* [DATASET EXCERPT]:
>>>
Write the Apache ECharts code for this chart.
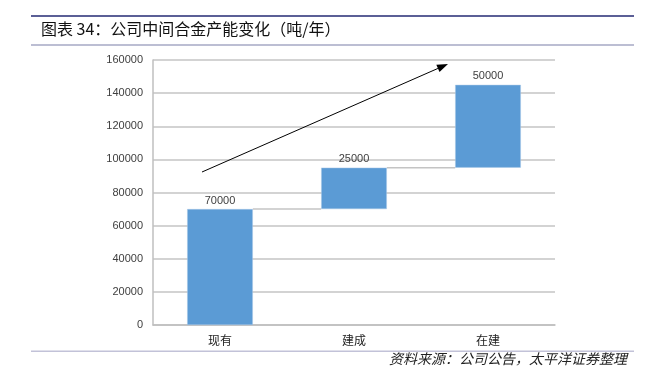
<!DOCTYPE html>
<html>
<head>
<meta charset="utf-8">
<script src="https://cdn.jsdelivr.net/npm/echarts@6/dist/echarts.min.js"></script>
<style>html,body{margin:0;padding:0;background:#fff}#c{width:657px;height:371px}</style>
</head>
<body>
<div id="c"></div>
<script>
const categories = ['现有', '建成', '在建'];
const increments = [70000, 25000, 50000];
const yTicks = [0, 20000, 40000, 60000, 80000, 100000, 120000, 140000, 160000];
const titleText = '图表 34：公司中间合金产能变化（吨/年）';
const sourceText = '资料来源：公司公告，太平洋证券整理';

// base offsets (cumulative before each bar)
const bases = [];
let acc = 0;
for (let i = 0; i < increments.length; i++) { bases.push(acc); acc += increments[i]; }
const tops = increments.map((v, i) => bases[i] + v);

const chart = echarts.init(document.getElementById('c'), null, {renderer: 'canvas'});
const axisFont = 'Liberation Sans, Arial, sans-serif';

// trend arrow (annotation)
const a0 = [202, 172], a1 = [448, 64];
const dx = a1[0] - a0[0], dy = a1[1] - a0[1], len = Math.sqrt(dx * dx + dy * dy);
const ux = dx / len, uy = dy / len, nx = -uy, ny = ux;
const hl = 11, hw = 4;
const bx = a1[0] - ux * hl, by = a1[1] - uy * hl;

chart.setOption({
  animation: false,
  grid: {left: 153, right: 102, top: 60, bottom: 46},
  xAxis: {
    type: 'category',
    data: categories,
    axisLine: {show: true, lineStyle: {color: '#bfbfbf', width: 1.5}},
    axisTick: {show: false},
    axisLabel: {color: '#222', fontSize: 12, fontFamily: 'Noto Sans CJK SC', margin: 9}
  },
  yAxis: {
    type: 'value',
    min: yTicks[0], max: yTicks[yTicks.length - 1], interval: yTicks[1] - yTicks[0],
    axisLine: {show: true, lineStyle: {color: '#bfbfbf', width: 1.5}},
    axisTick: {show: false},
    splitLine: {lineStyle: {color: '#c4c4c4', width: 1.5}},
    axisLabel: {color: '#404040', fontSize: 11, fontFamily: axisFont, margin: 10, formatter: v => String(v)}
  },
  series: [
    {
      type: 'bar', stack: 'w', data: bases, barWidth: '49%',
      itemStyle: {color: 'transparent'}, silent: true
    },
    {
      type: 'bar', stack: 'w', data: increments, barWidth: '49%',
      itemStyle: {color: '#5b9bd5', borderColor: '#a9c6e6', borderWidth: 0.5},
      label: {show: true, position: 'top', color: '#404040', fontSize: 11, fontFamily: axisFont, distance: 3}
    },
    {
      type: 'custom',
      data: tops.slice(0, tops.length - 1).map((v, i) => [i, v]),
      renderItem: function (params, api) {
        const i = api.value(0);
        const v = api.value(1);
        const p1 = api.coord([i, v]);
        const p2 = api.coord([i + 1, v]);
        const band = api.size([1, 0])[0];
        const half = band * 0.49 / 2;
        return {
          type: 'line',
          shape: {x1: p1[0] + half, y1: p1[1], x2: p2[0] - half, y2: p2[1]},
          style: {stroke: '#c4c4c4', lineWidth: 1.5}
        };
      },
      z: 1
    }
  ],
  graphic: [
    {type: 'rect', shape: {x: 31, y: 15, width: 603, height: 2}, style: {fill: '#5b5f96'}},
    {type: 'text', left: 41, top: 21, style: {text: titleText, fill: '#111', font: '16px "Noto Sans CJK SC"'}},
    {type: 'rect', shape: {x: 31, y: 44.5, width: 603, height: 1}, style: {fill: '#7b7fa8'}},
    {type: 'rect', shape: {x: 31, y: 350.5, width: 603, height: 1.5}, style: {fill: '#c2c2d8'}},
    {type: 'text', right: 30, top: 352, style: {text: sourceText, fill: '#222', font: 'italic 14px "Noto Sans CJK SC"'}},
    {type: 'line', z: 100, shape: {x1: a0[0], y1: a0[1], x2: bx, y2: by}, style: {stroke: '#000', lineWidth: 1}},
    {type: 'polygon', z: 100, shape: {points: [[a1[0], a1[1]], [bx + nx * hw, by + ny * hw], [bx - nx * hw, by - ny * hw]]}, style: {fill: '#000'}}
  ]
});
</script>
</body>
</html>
<<<
* [DIRECTIVE]: Every line above should be repeated exactly; pictures stay out of the copy.

* [EXERCISE RESPONSE]:
Write the Apache ECharts code for this chart.
<!DOCTYPE html>
<html>
<head>
<meta charset="utf-8">
<script src="https://cdn.jsdelivr.net/npm/echarts@6/dist/echarts.min.js"></script>
<style>html,body{margin:0;padding:0;background:#fff}#c{width:657px;height:371px}</style>
</head>
<body>
<div id="c"></div>
<script>
const categories = ['现有', '建成', '在建'];
const increments = [70000, 25000, 50000];
const yTicks = [0, 20000, 40000, 60000, 80000, 100000, 120000, 140000, 160000];
const titleText = '图表 34：公司中间合金产能变化（吨/年）';
const sourceText = '资料来源：公司公告，太平洋证券整理';

// base offsets (cumulative before each bar)
const bases = [];
let acc = 0;
for (let i = 0; i < increments.length; i++) { bases.push(acc); acc += increments[i]; }
const tops = increments.map((v, i) => bases[i] + v);

const chart = echarts.init(document.getElementById('c'), null, {renderer: 'canvas'});
const axisFont = 'Liberation Sans, Arial, sans-serif';

// trend arrow (annotation)
const a0 = [202, 172], a1 = [448, 64];
const dx = a1[0] - a0[0], dy = a1[1] - a0[1], len = Math.sqrt(dx * dx + dy * dy);
const ux = dx / len, uy = dy / len, nx = -uy, ny = ux;
const hl = 11, hw = 4;
const bx = a1[0] - ux * hl, by = a1[1] - uy * hl;

chart.setOption({
  animation: false,
  grid: {left: 153, right: 102, top: 60, bottom: 46},
  xAxis: {
    type: 'category',
    data: categories,
    axisLine: {show: true, lineStyle: {color: '#bfbfbf', width: 1.5}},
    axisTick: {show: false},
    axisLabel: {color: '#222', fontSize: 12, fontFamily: 'Noto Sans CJK SC', margin: 9}
  },
  yAxis: {
    type: 'value',
    min: yTicks[0], max: yTicks[yTicks.length - 1], interval: yTicks[1] - yTicks[0],
    axisLine: {show: true, lineStyle: {color: '#bfbfbf', width: 1.5}},
    axisTick: {show: false},
    splitLine: {lineStyle: {color: '#c4c4c4', width: 1.5}},
    axisLabel: {color: '#404040', fontSize: 11, fontFamily: axisFont, margin: 10, formatter: v => String(v)}
  },
  series: [
    {
      type: 'bar', stack: 'w', data: bases, barWidth: '49%',
      itemStyle: {color: 'transparent'}, silent: true
    },
    {
      type: 'bar', stack: 'w', data: increments, barWidth: '49%',
      itemStyle: {color: '#5b9bd5', borderColor: '#a9c6e6', borderWidth: 0.5},
      label: {show: true, position: 'top', color: '#404040', fontSize: 11, fontFamily: axisFont, distance: 3}
    },
    {
      type: 'custom',
      data: tops.slice(0, tops.length - 1).map((v, i) => [i, v]),
      renderItem: function (params, api) {
        const i = api.value(0);
        const v = api.value(1);
        const p1 = api.coord([i, v]);
        const p2 = api.coord([i + 1, v]);
        const band = api.size([1, 0])[0];
        const half = band * 0.49 / 2;
        return {
          type: 'line',
          shape: {x1: p1[0] + half, y1: p1[1], x2: p2[0] - half, y2: p2[1]},
          style: {stroke: '#c4c4c4', lineWidth: 1.5}
        };
      },
      z: 1
    }
  ],
  graphic: [
    {type: 'rect', shape: {x: 31, y: 15, width: 603, height: 2}, style: {fill: '#5b5f96'}},
    {type: 'text', left: 41, top: 21, style: {text: titleText, fill: '#111', font: '16px "Noto Sans CJK SC"'}},
    {type: 'rect', shape: {x: 31, y: 44.5, width: 603, height: 1}, style: {fill: '#7b7fa8'}},
    {type: 'rect', shape: {x: 31, y: 350.5, width: 603, height: 1.5}, style: {fill: '#c2c2d8'}},
    {type: 'text', right: 30, top: 352, style: {text: sourceText, fill: '#222', font: 'italic 14px "Noto Sans CJK SC"'}},
    {type: 'line', z: 100, shape: {x1: a0[0], y1: a0[1], x2: bx, y2: by}, style: {stroke: '#000', lineWidth: 1}},
    {type: 'polygon', z: 100, shape: {points: [[a1[0], a1[1]], [bx + nx * hw, by + ny * hw], [bx - nx * hw, by - ny * hw]]}, style: {fill: '#000'}}
  ]
});
</script>
</body>
</html>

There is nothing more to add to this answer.